Valuations key to avoiding NALI restrictions
Speaking at a seminar in Sydney on Wednesday, DBA Lawyers’ Shaun Backhaus said it was important that trustees and their advisers not rely on informal valuations from real estate agents if they were acquiring or disposing of a property through a related party.
“When you get the real estate agent’s appraisal, it’s typically going to be a two- or three-line letter saying, ‘Based on my appraisal, the value is this’,” Mr Backhaus said.
“I would bet that half the time, there’s also an email or text message going to your client or, even worse, you, saying, ‘How much do you want me to make this?’ So, I think that’s not really going to cut it.”
Mr Backhaus explained that in disputed cases — such as when there was a suspicion that a property had been acquired from or by a related party at less than market value — the ATO would review the instructions given to the valuer by the trustee or adviser.
If the transaction was found not to have occurred at arm’s length, income earned from the property would be subject to 45 per cent tax as per the new measures currently before parliament.
Even those who had been diligent in their instructions to their real estate agent could be caught if the valuation did not appear to be “based on objective and supportable data” as per the ATO’s guidance on the issue, Mr Backhaus said.
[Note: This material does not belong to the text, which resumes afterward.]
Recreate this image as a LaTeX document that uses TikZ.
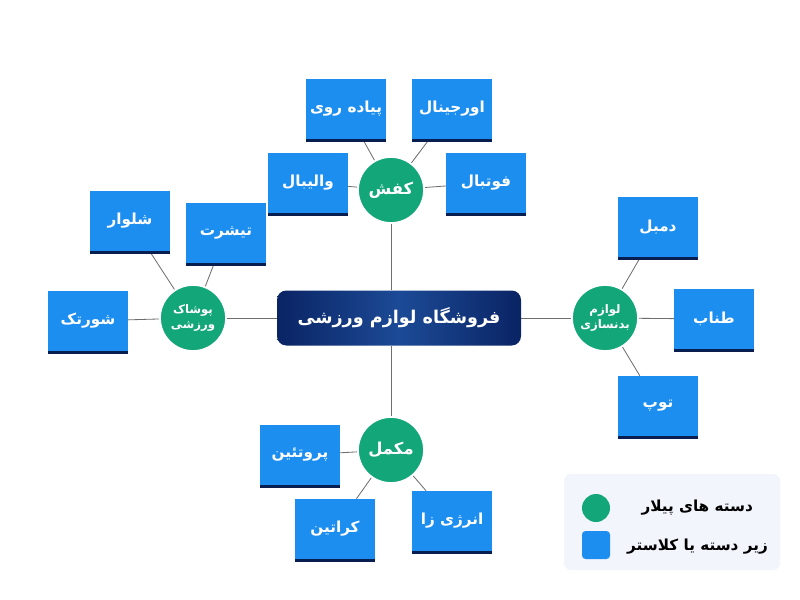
\documentclass[tikz,border=0pt]{standalone}
\usepackage{fontspec}
\newfontfamily\arabicfont[Script=Arabic]{DejaVu Sans}
\TeXXeTstate=1
\definecolor{pgreen}{RGB}{18,166,120}
\definecolor{sblue}{RGB}{28,142,240}
\definecolor{navyA}{RGB}{10,36,100}
\definecolor{navyB}{RGB}{28,74,150}
\definecolor{legbg}{RGB}{243,245,252}
\definecolor{lgray}{RGB}{110,110,110}
\newcommand{\ar}[1]{\arabicfont\beginR #1\endR}
\pgfdeclarelayer{bg}
\pgfsetlayers{bg,main}
\newlength{\unitpx}\setlength{\unitpx}{0.3mm}
\tikzset{
 pillar/.style={circle,fill=pgreen,draw=white,line width=1.5pt,minimum size=66\unitpx,inner sep=0pt,text=white,font=\arabicfont\bfseries\fontsize{10}{12}\selectfont,align=center},
 bigpillar/.style={pillar,font=\arabicfont\bfseries\fontsize{14}{16}\selectfont},
 sub/.style={rectangle,fill=sblue,minimum width=80\unitpx,minimum height=60\unitpx,inner sep=0pt,text=white,font=\arabicfont\bfseries\fontsize{13}{15}\selectfont},
 conn/.style={draw=lgray,line width=0.7pt},
 legtext/.style={anchor=east,font=\arabicfont\bfseries\fontsize{13}{15}\selectfont}
}
\begin{document}
\begin{tikzpicture}[x=0.3mm,y=-0.3mm]
\useasboundingbox (0,0) rectangle (800,600);
\node[rounded corners=8pt,minimum width=244\unitpx,minimum height=55\unitpx,left color=navyA,right color=navyA,middle color=navyB,text=white,font=\arabicfont\bfseries\fontsize{15}{17}\selectfont] (c) at (399,318) {\ar{فروشگاه لوازم ورزشی}};
\node[bigpillar] (k) at (391,190) {\ar{کفش}};
\node[pillar] (p) at (193,318) {\ar{پوشاک}\\\ar{ورزشی}};
\node[pillar] (l) at (605,318) {\ar{لوازم}\\\ar{بدنسازی}};
\node[bigpillar] (m) at (391,450) {\ar{مکمل}};
\foreach \n/\x/\y/\t in {s1/346/109/{پیاده روی},s2/452/109/{اورجینال},s3/308/183/{والیبال},s4/486/183/{فوتبال},
 s5/130/221/{شلوار},s6/226/233/{تیشرت},s7/88/321/{شورتک},
 s8/658/227/{دمبل},s9/714/319/{طناب},s10/658/406/{توپ},
 s11/300/455/{پروتئین},s12/335/529/{کراتین},s13/452/521/{انرژی زا}}
 {\node[sub] (\n) at (\x,\y) {\ar{\t}};
  \fill[navyA!80!black] (\n.south west) rectangle ([yshift=-2pt]\n.south east);}
\begin{pgfonlayer}{bg}
\fill[white] (0,0) rectangle (800,600);
\draw[conn] (k) -- (k |- c.north);
\draw[conn] (m) -- (m |- c.south);
\foreach \a/\b in {c/p,c/l,k/s1,k/s2,k/s3,k/s4,p/s5,p/s6,p/s7,l/s8,l/s9,l/s10,m/s11,m/s12,m/s13}
 \draw[conn] (\a) -- (\b);
\end{pgfonlayer}
\node[fill=legbg,rounded corners=6pt,minimum width=216\unitpx,minimum height=96\unitpx] (lg) at (672,522) {};
\node[circle,fill=pgreen,minimum size=28\unitpx,inner sep=0pt] (lc) at (596,508) {};
\node[rounded corners=3pt,fill=sblue,minimum size=28\unitpx,inner sep=0pt] (ls) at (596,545) {};
\node[legtext] (lt1) at (757,508) {\ar{دسته های پیلار}};
\node[legtext] (lt2) at (772,547) {\ar{زیر دسته یا کلاستر}};
\end{tikzpicture}
\end{document}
“If there’s an acquisition from a related party and all you’ve got is that agent appraisal and [the value has] shot up later, the ATO could say, ‘No, based on these things in the media which the agent didn’t take into account, the value should have been more’,” he said.
“I recognise clients aren’t going to want to get a $2,000 appraisal very often, but if there are any related-party transactions involved, they need to get a valuation.”